■ MATERIAL
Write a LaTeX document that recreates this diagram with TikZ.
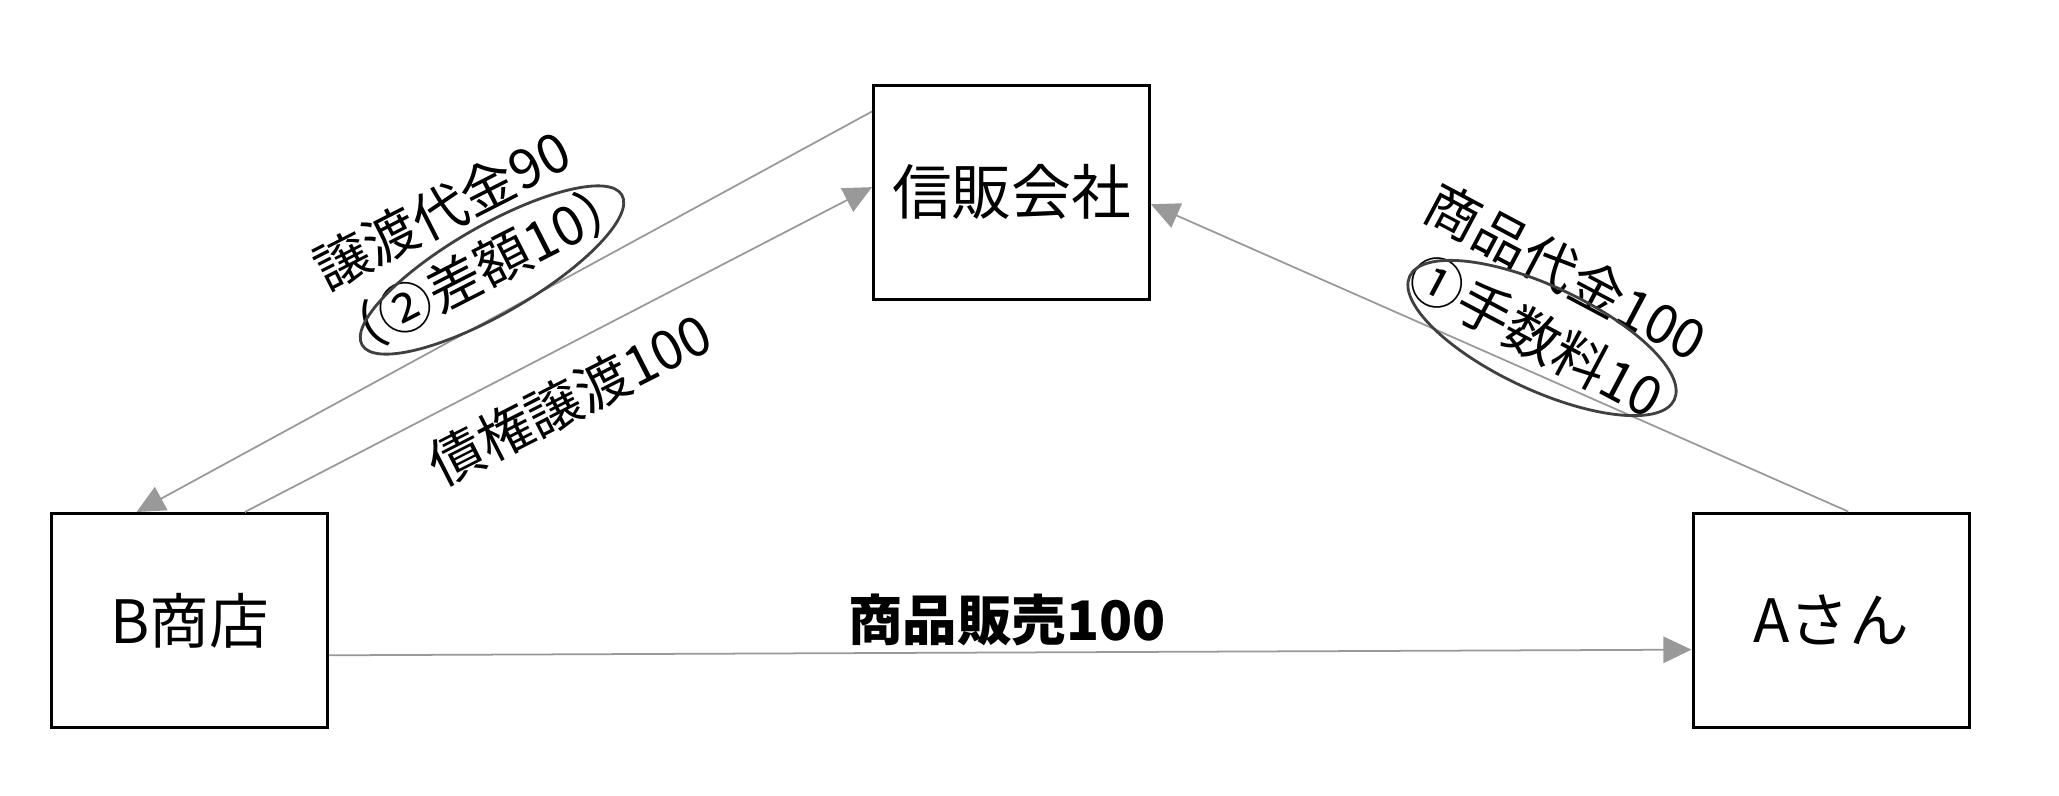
\documentclass[tikz,border=0pt]{standalone}
\usepackage{fontspec}
\setmainfont{Noto Sans CJK JP}
\usetikzlibrary{arrows.meta}
\usetikzlibrary{shapes.geometric}
\tikzset{
  party/.style = {draw, line width=0.85pt, minimum width=2.76cm, minimum height=2.14cm, font=\fontsize{17}{20}\selectfont},
  flow/.style = {draw=black!40, line width=0.5pt, -{Triangle[length=8pt,width=7.5pt]}},
  lbl/.style = {inner sep=0pt, font=\fontsize{15.5}{18}\selectfont},
  oval/.style = {draw=black!75, line width=0.8pt, ellipse, inner sep=0pt}
}

\begin{document}
\begin{tikzpicture}[x=0.1mm,y=-0.1mm]
  \useasboundingbox (0,0) rectangle (2059,795);
  \node[party] (shinpan) at (1011.5,192) {信販会社};
  \node[party] (bshop) at (189.5,620.5) {B商店};
  \node[party] (asan) at (1831,620) {Aさん};

  \draw[flow] (shinpan.150) -- (bshop.116);
  \draw[flow] (bshop.63) -- (shinpan.178);
  \draw[flow] (asan.81) -- (shinpan.-5);
  \draw[flow] (bshop.-14) -- (asan.192);

  \node[lbl, rotate=27] (jotoL) at (442,210) {譲渡代金90};
  \node[lbl, rotate=27] (sagakuL) at (481,269) {（②差額10）};
  \node[oval, rotate=30, minimum width=3cm, minimum height=0.88cm] (sagakuO) at (492,270) {};
  \node[lbl, rotate=27] (saikenL) at (570,399) {債権譲渡100};

  \node[lbl, rotate=-28] (daikinL) at (1566,272) {商品代金100};
  \node[lbl, rotate=-28] (tesuL) at (1536,336) {①手数料10};
  \node[oval, rotate=-25, minimum width=2.92cm, minimum height=1.04cm] (tesuO) at (1542,338) {};

  \node[lbl, font=\fontsize{15.5}{18}\selectfont\bfseries] (hanbaiL) at (1007,620) {商品販売100};
\end{tikzpicture}
\end{document}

■ WORK TO BE COMPLETED
Reproduce exactly the run of lines that opens the listing and closes with the line holding "(bshop.-14) -- (asan.192);". Pictures are excluded.

■ EXERCISE ANSWER
Write a LaTeX document that recreates this diagram with TikZ.
\documentclass[tikz,border=0pt]{standalone}
\usepackage{fontspec}
\setmainfont{Noto Sans CJK JP}
\usetikzlibrary{arrows.meta}
\usetikzlibrary{shapes.geometric}
\tikzset{
  party/.style = {draw, line width=0.85pt, minimum width=2.76cm, minimum height=2.14cm, font=\fontsize{17}{20}\selectfont},
  flow/.style = {draw=black!40, line width=0.5pt, -{Triangle[length=8pt,width=7.5pt]}},
  lbl/.style = {inner sep=0pt, font=\fontsize{15.5}{18}\selectfont},
  oval/.style = {draw=black!75, line width=0.8pt, ellipse, inner sep=0pt}
}

\begin{document}
\begin{tikzpicture}[x=0.1mm,y=-0.1mm]
  \useasboundingbox (0,0) rectangle (2059,795);
  \node[party] (shinpan) at (1011.5,192) {信販会社};
  \node[party] (bshop) at (189.5,620.5) {B商店};
  \node[party] (asan) at (1831,620) {Aさん};

  \draw[flow] (shinpan.150) -- (bshop.116);
  \draw[flow] (bshop.63) -- (shinpan.178);
  \draw[flow] (asan.81) -- (shinpan.-5);
  \draw[flow] (bshop.-14) -- (asan.192);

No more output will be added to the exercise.